■ **Stated goal**
Your task is to give the listing below back word for word, pictures excluded.

■ **Material provided**
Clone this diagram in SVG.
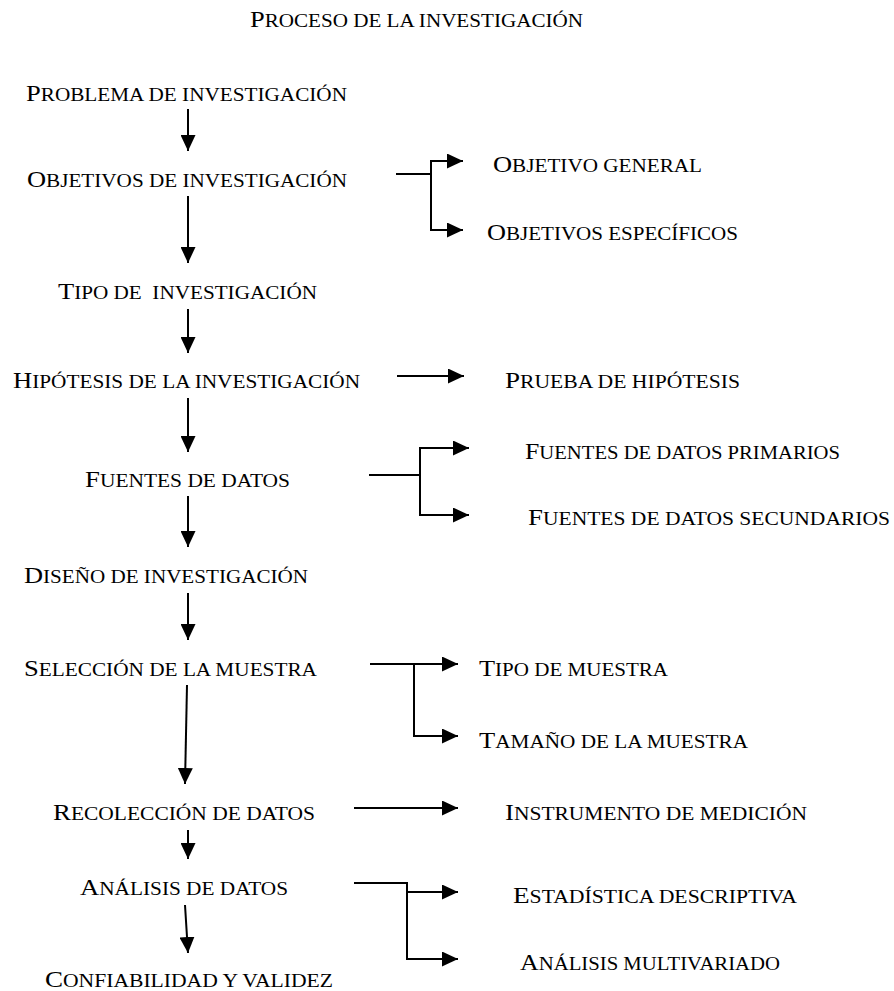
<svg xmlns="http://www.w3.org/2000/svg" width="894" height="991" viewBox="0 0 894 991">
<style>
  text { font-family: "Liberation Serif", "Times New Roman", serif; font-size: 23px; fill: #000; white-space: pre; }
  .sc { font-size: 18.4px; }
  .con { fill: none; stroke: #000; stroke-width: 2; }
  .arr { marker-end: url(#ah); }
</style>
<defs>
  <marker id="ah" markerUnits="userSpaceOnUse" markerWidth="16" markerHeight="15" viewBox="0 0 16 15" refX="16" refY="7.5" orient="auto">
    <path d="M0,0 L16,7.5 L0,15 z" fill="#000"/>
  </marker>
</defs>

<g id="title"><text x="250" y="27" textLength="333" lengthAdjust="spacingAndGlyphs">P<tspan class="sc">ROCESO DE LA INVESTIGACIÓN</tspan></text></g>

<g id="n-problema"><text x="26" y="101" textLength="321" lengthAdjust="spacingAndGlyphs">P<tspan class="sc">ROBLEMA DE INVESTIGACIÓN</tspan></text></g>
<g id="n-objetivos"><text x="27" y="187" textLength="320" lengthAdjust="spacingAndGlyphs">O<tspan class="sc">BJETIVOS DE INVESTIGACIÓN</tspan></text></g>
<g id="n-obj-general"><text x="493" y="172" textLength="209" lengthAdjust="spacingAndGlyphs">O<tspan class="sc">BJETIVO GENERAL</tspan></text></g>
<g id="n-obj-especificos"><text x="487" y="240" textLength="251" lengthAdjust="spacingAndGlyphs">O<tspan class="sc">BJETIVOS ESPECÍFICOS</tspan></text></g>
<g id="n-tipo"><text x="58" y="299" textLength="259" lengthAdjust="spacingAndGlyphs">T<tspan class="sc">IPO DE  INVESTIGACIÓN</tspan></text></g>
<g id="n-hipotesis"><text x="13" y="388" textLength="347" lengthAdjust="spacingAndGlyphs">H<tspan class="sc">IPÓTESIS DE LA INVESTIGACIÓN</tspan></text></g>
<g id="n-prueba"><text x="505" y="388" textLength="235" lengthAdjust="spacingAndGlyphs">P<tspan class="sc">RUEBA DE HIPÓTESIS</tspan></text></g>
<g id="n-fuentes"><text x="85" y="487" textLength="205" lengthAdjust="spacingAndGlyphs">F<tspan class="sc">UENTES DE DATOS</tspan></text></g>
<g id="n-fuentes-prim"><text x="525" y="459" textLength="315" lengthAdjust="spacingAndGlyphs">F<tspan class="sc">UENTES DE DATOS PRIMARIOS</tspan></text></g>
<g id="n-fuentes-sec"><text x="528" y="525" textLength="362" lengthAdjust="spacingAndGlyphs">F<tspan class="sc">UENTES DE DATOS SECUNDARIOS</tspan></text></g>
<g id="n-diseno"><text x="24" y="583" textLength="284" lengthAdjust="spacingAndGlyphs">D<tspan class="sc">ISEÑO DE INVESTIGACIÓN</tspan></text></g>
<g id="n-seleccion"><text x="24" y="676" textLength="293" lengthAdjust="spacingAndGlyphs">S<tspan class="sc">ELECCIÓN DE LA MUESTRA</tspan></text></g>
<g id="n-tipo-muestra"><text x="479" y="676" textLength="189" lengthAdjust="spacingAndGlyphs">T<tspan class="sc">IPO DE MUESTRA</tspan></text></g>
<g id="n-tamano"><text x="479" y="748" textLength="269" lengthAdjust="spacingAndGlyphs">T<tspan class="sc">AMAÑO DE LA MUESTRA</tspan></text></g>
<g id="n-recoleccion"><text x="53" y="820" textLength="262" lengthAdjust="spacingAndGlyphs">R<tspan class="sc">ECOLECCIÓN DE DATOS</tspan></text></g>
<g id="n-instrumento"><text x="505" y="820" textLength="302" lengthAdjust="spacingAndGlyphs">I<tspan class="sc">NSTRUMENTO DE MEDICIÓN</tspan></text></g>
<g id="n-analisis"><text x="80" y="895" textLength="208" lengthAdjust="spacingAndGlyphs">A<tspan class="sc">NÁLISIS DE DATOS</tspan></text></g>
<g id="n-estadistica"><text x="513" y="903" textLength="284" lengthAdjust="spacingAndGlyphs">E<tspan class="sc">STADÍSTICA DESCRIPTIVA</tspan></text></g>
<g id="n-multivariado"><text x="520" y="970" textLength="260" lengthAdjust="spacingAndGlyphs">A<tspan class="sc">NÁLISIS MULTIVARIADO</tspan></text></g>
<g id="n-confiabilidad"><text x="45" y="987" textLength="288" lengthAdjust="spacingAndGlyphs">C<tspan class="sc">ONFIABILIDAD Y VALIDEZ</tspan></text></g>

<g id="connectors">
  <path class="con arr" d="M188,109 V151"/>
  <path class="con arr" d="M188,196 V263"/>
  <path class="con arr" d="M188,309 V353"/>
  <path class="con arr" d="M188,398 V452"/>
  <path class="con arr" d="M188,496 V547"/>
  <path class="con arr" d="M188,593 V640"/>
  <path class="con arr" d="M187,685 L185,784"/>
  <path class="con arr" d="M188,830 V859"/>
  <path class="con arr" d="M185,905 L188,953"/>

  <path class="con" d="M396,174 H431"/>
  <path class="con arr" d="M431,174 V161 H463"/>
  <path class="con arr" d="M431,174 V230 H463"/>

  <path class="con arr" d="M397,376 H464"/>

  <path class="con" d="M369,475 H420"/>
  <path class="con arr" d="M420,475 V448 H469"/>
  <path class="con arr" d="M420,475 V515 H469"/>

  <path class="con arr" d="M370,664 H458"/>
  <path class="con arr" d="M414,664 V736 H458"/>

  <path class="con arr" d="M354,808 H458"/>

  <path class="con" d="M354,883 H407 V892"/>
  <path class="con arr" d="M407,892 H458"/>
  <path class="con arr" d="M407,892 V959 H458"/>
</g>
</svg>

■ **Response to this exercise**
Clone this diagram in SVG.
<svg xmlns="http://www.w3.org/2000/svg" width="894" height="991" viewBox="0 0 894 991">
<style>
  text { font-family: "Liberation Serif", "Times New Roman", serif; font-size: 23px; fill: #000; white-space: pre; }
  .sc { font-size: 18.4px; }
  .con { fill: none; stroke: #000; stroke-width: 2; }
  .arr { marker-end: url(#ah); }
</style>
<defs>
  <marker id="ah" markerUnits="userSpaceOnUse" markerWidth="16" markerHeight="15" viewBox="0 0 16 15" refX="16" refY="7.5" orient="auto">
    <path d="M0,0 L16,7.5 L0,15 z" fill="#000"/>
  </marker>
</defs>

<g id="title"><text x="250" y="27" textLength="333" lengthAdjust="spacingAndGlyphs">P<tspan class="sc">ROCESO DE LA INVESTIGACIÓN</tspan></text></g>

<g id="n-problema"><text x="26" y="101" textLength="321" lengthAdjust="spacingAndGlyphs">P<tspan class="sc">ROBLEMA DE INVESTIGACIÓN</tspan></text></g>
<g id="n-objetivos"><text x="27" y="187" textLength="320" lengthAdjust="spacingAndGlyphs">O<tspan class="sc">BJETIVOS DE INVESTIGACIÓN</tspan></text></g>
<g id="n-obj-general"><text x="493" y="172" textLength="209" lengthAdjust="spacingAndGlyphs">O<tspan class="sc">BJETIVO GENERAL</tspan></text></g>
<g id="n-obj-especificos"><text x="487" y="240" textLength="251" lengthAdjust="spacingAndGlyphs">O<tspan class="sc">BJETIVOS ESPECÍFICOS</tspan></text></g>
<g id="n-tipo"><text x="58" y="299" textLength="259" lengthAdjust="spacingAndGlyphs">T<tspan class="sc">IPO DE  INVESTIGACIÓN</tspan></text></g>
<g id="n-hipotesis"><text x="13" y="388" textLength="347" lengthAdjust="spacingAndGlyphs">H<tspan class="sc">IPÓTESIS DE LA INVESTIGACIÓN</tspan></text></g>
<g id="n-prueba"><text x="505" y="388" textLength="235" lengthAdjust="spacingAndGlyphs">P<tspan class="sc">RUEBA DE HIPÓTESIS</tspan></text></g>
<g id="n-fuentes"><text x="85" y="487" textLength="205" lengthAdjust="spacingAndGlyphs">F<tspan class="sc">UENTES DE DATOS</tspan></text></g>
<g id="n-fuentes-prim"><text x="525" y="459" textLength="315" lengthAdjust="spacingAndGlyphs">F<tspan class="sc">UENTES DE DATOS PRIMARIOS</tspan></text></g>
<g id="n-fuentes-sec"><text x="528" y="525" textLength="362" lengthAdjust="spacingAndGlyphs">F<tspan class="sc">UENTES DE DATOS SECUNDARIOS</tspan></text></g>
<g id="n-diseno"><text x="24" y="583" textLength="284" lengthAdjust="spacingAndGlyphs">D<tspan class="sc">ISEÑO DE INVESTIGACIÓN</tspan></text></g>
<g id="n-seleccion"><text x="24" y="676" textLength="293" lengthAdjust="spacingAndGlyphs">S<tspan class="sc">ELECCIÓN DE LA MUESTRA</tspan></text></g>
<g id="n-tipo-muestra"><text x="479" y="676" textLength="189" lengthAdjust="spacingAndGlyphs">T<tspan class="sc">IPO DE MUESTRA</tspan></text></g>
<g id="n-tamano"><text x="479" y="748" textLength="269" lengthAdjust="spacingAndGlyphs">T<tspan class="sc">AMAÑO DE LA MUESTRA</tspan></text></g>
<g id="n-recoleccion"><text x="53" y="820" textLength="262" lengthAdjust="spacingAndGlyphs">R<tspan class="sc">ECOLECCIÓN DE DATOS</tspan></text></g>
<g id="n-instrumento"><text x="505" y="820" textLength="302" lengthAdjust="spacingAndGlyphs">I<tspan class="sc">NSTRUMENTO DE MEDICIÓN</tspan></text></g>
<g id="n-analisis"><text x="80" y="895" textLength="208" lengthAdjust="spacingAndGlyphs">A<tspan class="sc">NÁLISIS DE DATOS</tspan></text></g>
<g id="n-estadistica"><text x="513" y="903" textLength="284" lengthAdjust="spacingAndGlyphs">E<tspan class="sc">STADÍSTICA DESCRIPTIVA</tspan></text></g>
<g id="n-multivariado"><text x="520" y="970" textLength="260" lengthAdjust="spacingAndGlyphs">A<tspan class="sc">NÁLISIS MULTIVARIADO</tspan></text></g>
<g id="n-confiabilidad"><text x="45" y="987" textLength="288" lengthAdjust="spacingAndGlyphs">C<tspan class="sc">ONFIABILIDAD Y VALIDEZ</tspan></text></g>

<g id="connectors">
  <path class="con arr" d="M188,109 V151"/>
  <path class="con arr" d="M188,196 V263"/>
  <path class="con arr" d="M188,309 V353"/>
  <path class="con arr" d="M188,398 V452"/>
  <path class="con arr" d="M188,496 V547"/>
  <path class="con arr" d="M188,593 V640"/>
  <path class="con arr" d="M187,685 L185,784"/>
  <path class="con arr" d="M188,830 V859"/>
  <path class="con arr" d="M185,905 L188,953"/>

  <path class="con" d="M396,174 H431"/>
  <path class="con arr" d="M431,174 V161 H463"/>
  <path class="con arr" d="M431,174 V230 H463"/>

  <path class="con arr" d="M397,376 H464"/>

  <path class="con" d="M369,475 H420"/>
  <path class="con arr" d="M420,475 V448 H469"/>
  <path class="con arr" d="M420,475 V515 H469"/>

  <path class="con arr" d="M370,664 H458"/>
  <path class="con arr" d="M414,664 V736 H458"/>

  <path class="con arr" d="M354,808 H458"/>

  <path class="con" d="M354,883 H407 V892"/>
  <path class="con arr" d="M407,892 H458"/>
  <path class="con arr" d="M407,892 V959 H458"/>
</g>
</svg>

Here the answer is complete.